** BEGIN **

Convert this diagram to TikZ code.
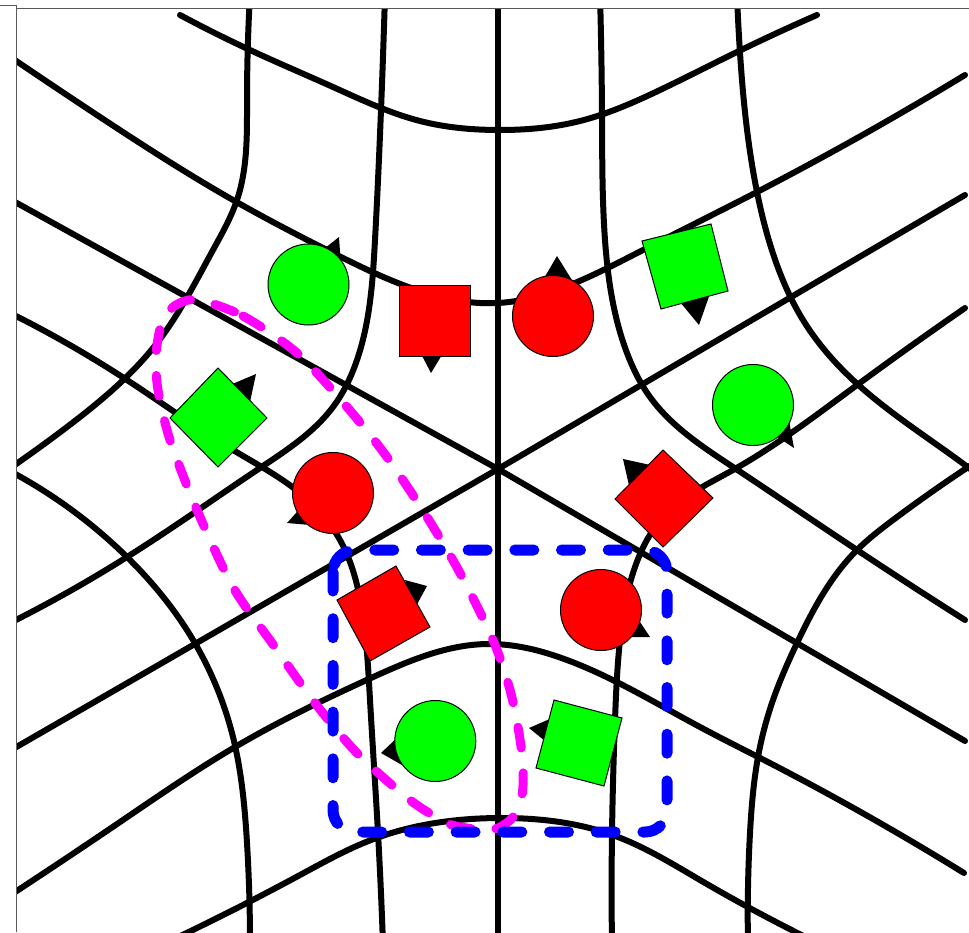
\documentclass[tikz,border=0pt]{standalone}
\usetikzlibrary{hobby}
\definecolor{magc}{RGB}{255,0,255}
\definecolor{bluec}{RGB}{0,0,255}
\definecolor{greenc}{RGB}{0,255,0}
\definecolor{redc}{RGB}{255,0,0}
\begin{document}
\begin{tikzpicture}[x=1pt,y=-1pt,
  curve/.style={line width=6, line cap=round, line join=round, use Hobby shortcut},
  shapeline/.style={draw=black, line width=1},
  tri/.style={fill=black},
  frameline/.style={draw=black!65, line width=1},
  magentaline/.style={draw=magc, line width=9, line cap=round, dash pattern=on 21 off 25},
  blueline/.style={draw=bluec, line width=11, line cap=round, dash pattern=on 19 off 27.7}
]
\useasboundingbox (0,0) rectangle (969,932);
\fill[white] (0,0) rectangle (969,932);
\begin{scope}
\clip (16,8) rectangle (969,932);
% straight lines
\draw[line width=6, line cap=round] (498,0) -- (498,945);
\draw[line width=6, line cap=round, line join=round] (6,197) -- (498,469) -- (965,741);
\draw[line width=6, line cap=round, line join=round] (6,753) -- (498,469) -- (965,195);
% ray 90
\draw[curve] (6,54) .. (100,117) .. (233,200) .. (333,253) .. (420,291) .. (498,303) .. (570,285) .. (643,250) .. (757,192) .. (965,75);
\draw[curve] (180,15) .. (250,50) .. (333,87) .. (420,121) .. (498,130) .. (580,121) .. (660,90) .. (737,52) .. (817,15);
% ray 270
\draw[curve] (6,898) .. (120,822) .. (235,747) .. (371,678) .. (487,644) .. (567,660) .. (700,727) .. (764,760) .. (964,873);
\draw[curve] (155,948) .. (300,875) .. (371,840) .. (498,818) .. (618,837) .. (700,880) .. (828,948);
% ray 150
\draw[curve] (385,-5) .. (381,110) .. (375,240) .. (357,360) .. (333,407) .. (260,468) .. (127,557) .. (6,625);
\draw[curve] (250,-5) .. (247,100) .. (237,200) .. (213,250) .. (157,343) .. (67,427) .. (6,471);
% ray 30
\draw[curve] (600,-5) .. (602,115) .. (605,240) .. (627,353) .. (650,397) .. (733,467) .. (857,550) .. (965,620);
\draw[curve] (737,-5) .. (740,53) .. (757,192) .. (780,273) .. (803,320) .. (853,380) .. (969,468) .. (982,478);
% ray 330
\draw[curve] (965,308) .. (853,388) .. (733,470) .. (665,515) .. (635,567) .. (620,640) .. (615,720) .. (612,833) .. (612,945);
\draw[curve] (982,458) .. (893,520) .. (857,550) .. (797,643) .. (773,700) .. (758,757) .. (750,833) .. (748,945);
% ray 210
\draw[curve] (6,311) .. (127,380) .. (233,450) .. (300,493) .. (340,540) .. (362,610) .. (370,700) .. (378,833) .. (383,945);
\draw[curve] (6,469) .. (127,557) .. (185,627) .. (233,737) .. (247,843) .. (250,945);
\end{scope}
% frame
\draw[frameline] (0,5.5) -- (16,5.5);
\draw[frameline] (16,5) -- (16,932);
\draw[frameline] (16,8) -- (969,8);
% triangles
\fill[tri] (339,237) -- (341,266) -- (315,256) -- cycle;
\fill[tri] (431,373) -- (419,350) -- (445,350) -- cycle;
\fill[tri] (557,256) -- (540,285) -- (575,285) -- cycle;
\fill[tri] (699,325) -- (675,296) -- (712,288) -- cycle;
\fill[tri] (794,448) -- (770,432) -- (788,415) -- cycle;
\fill[tri] (623,459) -- (630,490) -- (655,466) -- cycle;
\fill[tri] (650,637) -- (625,637) -- (632,610) -- cycle;
\fill[tri] (529,728) -- (552,718) -- (550,745) -- cycle;
\fill[tri] (381,753) -- (400,735) -- (402,765) -- cycle;
\fill[tri] (427,586) -- (405,580) -- (415,608) -- cycle;
\fill[tri] (287,523) -- (305,503) -- (310,525) -- cycle;
\fill[tri] (256,374) -- (230,385) -- (250,402) -- cycle;
% shapes
\filldraw[shapeline, fill=greenc] (308.5,284.5) circle[radius=40.5];
\filldraw[shapeline, fill=redc] (399,285) rectangle (470,356);
\filldraw[shapeline, fill=redc] (553,316) circle[radius=40.5];
\filldraw[shapeline, fill=greenc] (642,241) -- (711,224) -- (728,291) -- (661,309) -- cycle;
\filldraw[shapeline, fill=greenc] (753,405) circle[radius=40.5];
\filldraw[shapeline, fill=redc] (663,450) -- (713,498) -- (663,547) -- (615,499) -- cycle;
\filldraw[shapeline, fill=redc] (601,610) circle[radius=40.5];
\filldraw[shapeline, fill=greenc] (554,700) -- (622,718) -- (604,786) -- (536,768) -- cycle;
\filldraw[shapeline, fill=greenc] (435.3,741) circle[radius=40.5];
\filldraw[shapeline, fill=redc] (337,600) -- (396,566) -- (430,627) -- (370,661) -- cycle;
\filldraw[shapeline, fill=redc] (333,493) circle[radius=40.5];
\filldraw[shapeline, fill=greenc] (218,368) -- (267,418) -- (218,467) -- (170,418) -- cycle;
% dashed outlines
\draw[magentaline] plot[smooth cycle, tension=0.5] coordinates {(198,300) (243,316) (297,353) (347,407) (387,457) (427,517) (460,573) (493,640) (510,690) (519,733) (523,767) (522,795) (513,817) (500,827) (488,830) (467,828) (447,823) (410,800) (357,753) (315,703) (272,643) (233,587) (197,510) (170,440) (158,390) (156,355) (162,322) (176,305)};
\draw[blueline, rounded corners=22] (333,550) rectangle (667,832);
\end{tikzpicture}
\end{document}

** END **

▶ **EXERCISE OBJECTIVE**
Repeat the listing above exactly, with no pictures.

▶ **EXERCISE RESPONSE**
Convert this diagram to TikZ code.
\documentclass[tikz,border=0pt]{standalone}
\usetikzlibrary{hobby}
\definecolor{magc}{RGB}{255,0,255}
\definecolor{bluec}{RGB}{0,0,255}
\definecolor{greenc}{RGB}{0,255,0}
\definecolor{redc}{RGB}{255,0,0}
\begin{document}
\begin{tikzpicture}[x=1pt,y=-1pt,
  curve/.style={line width=6, line cap=round, line join=round, use Hobby shortcut},
  shapeline/.style={draw=black, line width=1},
  tri/.style={fill=black},
  frameline/.style={draw=black!65, line width=1},
  magentaline/.style={draw=magc, line width=9, line cap=round, dash pattern=on 21 off 25},
  blueline/.style={draw=bluec, line width=11, line cap=round, dash pattern=on 19 off 27.7}
]
\useasboundingbox (0,0) rectangle (969,932);
\fill[white] (0,0) rectangle (969,932);
\begin{scope}
\clip (16,8) rectangle (969,932);
% straight lines
\draw[line width=6, line cap=round] (498,0) -- (498,945);
\draw[line width=6, line cap=round, line join=round] (6,197) -- (498,469) -- (965,741);
\draw[line width=6, line cap=round, line join=round] (6,753) -- (498,469) -- (965,195);
% ray 90
\draw[curve] (6,54) .. (100,117) .. (233,200) .. (333,253) .. (420,291) .. (498,303) .. (570,285) .. (643,250) .. (757,192) .. (965,75);
\draw[curve] (180,15) .. (250,50) .. (333,87) .. (420,121) .. (498,130) .. (580,121) .. (660,90) .. (737,52) .. (817,15);
% ray 270
\draw[curve] (6,898) .. (120,822) .. (235,747) .. (371,678) .. (487,644) .. (567,660) .. (700,727) .. (764,760) .. (964,873);
\draw[curve] (155,948) .. (300,875) .. (371,840) .. (498,818) .. (618,837) .. (700,880) .. (828,948);
% ray 150
\draw[curve] (385,-5) .. (381,110) .. (375,240) .. (357,360) .. (333,407) .. (260,468) .. (127,557) .. (6,625);
\draw[curve] (250,-5) .. (247,100) .. (237,200) .. (213,250) .. (157,343) .. (67,427) .. (6,471);
% ray 30
\draw[curve] (600,-5) .. (602,115) .. (605,240) .. (627,353) .. (650,397) .. (733,467) .. (857,550) .. (965,620);
\draw[curve] (737,-5) .. (740,53) .. (757,192) .. (780,273) .. (803,320) .. (853,380) .. (969,468) .. (982,478);
% ray 330
\draw[curve] (965,308) .. (853,388) .. (733,470) .. (665,515) .. (635,567) .. (620,640) .. (615,720) .. (612,833) .. (612,945);
\draw[curve] (982,458) .. (893,520) .. (857,550) .. (797,643) .. (773,700) .. (758,757) .. (750,833) .. (748,945);
% ray 210
\draw[curve] (6,311) .. (127,380) .. (233,450) .. (300,493) .. (340,540) .. (362,610) .. (370,700) .. (378,833) .. (383,945);
\draw[curve] (6,469) .. (127,557) .. (185,627) .. (233,737) .. (247,843) .. (250,945);
\end{scope}
% frame
\draw[frameline] (0,5.5) -- (16,5.5);
\draw[frameline] (16,5) -- (16,932);
\draw[frameline] (16,8) -- (969,8);
% triangles
\fill[tri] (339,237) -- (341,266) -- (315,256) -- cycle;
\fill[tri] (431,373) -- (419,350) -- (445,350) -- cycle;
\fill[tri] (557,256) -- (540,285) -- (575,285) -- cycle;
\fill[tri] (699,325) -- (675,296) -- (712,288) -- cycle;
\fill[tri] (794,448) -- (770,432) -- (788,415) -- cycle;
\fill[tri] (623,459) -- (630,490) -- (655,466) -- cycle;
\fill[tri] (650,637) -- (625,637) -- (632,610) -- cycle;
\fill[tri] (529,728) -- (552,718) -- (550,745) -- cycle;
\fill[tri] (381,753) -- (400,735) -- (402,765) -- cycle;
\fill[tri] (427,586) -- (405,580) -- (415,608) -- cycle;
\fill[tri] (287,523) -- (305,503) -- (310,525) -- cycle;
\fill[tri] (256,374) -- (230,385) -- (250,402) -- cycle;
% shapes
\filldraw[shapeline, fill=greenc] (308.5,284.5) circle[radius=40.5];
\filldraw[shapeline, fill=redc] (399,285) rectangle (470,356);
\filldraw[shapeline, fill=redc] (553,316) circle[radius=40.5];
\filldraw[shapeline, fill=greenc] (642,241) -- (711,224) -- (728,291) -- (661,309) -- cycle;
\filldraw[shapeline, fill=greenc] (753,405) circle[radius=40.5];
\filldraw[shapeline, fill=redc] (663,450) -- (713,498) -- (663,547) -- (615,499) -- cycle;
\filldraw[shapeline, fill=redc] (601,610) circle[radius=40.5];
\filldraw[shapeline, fill=greenc] (554,700) -- (622,718) -- (604,786) -- (536,768) -- cycle;
\filldraw[shapeline, fill=greenc] (435.3,741) circle[radius=40.5];
\filldraw[shapeline, fill=redc] (337,600) -- (396,566) -- (430,627) -- (370,661) -- cycle;
\filldraw[shapeline, fill=redc] (333,493) circle[radius=40.5];
\filldraw[shapeline, fill=greenc] (218,368) -- (267,418) -- (218,467) -- (170,418) -- cycle;
% dashed outlines
\draw[magentaline] plot[smooth cycle, tension=0.5] coordinates {(198,300) (243,316) (297,353) (347,407) (387,457) (427,517) (460,573) (493,640) (510,690) (519,733) (523,767) (522,795) (513,817) (500,827) (488,830) (467,828) (447,823) (410,800) (357,753) (315,703) (272,643) (233,587) (197,510) (170,440) (158,390) (156,355) (162,322) (176,305)};
\draw[blueline, rounded corners=22] (333,550) rectangle (667,832);
\end{tikzpicture}
\end{document}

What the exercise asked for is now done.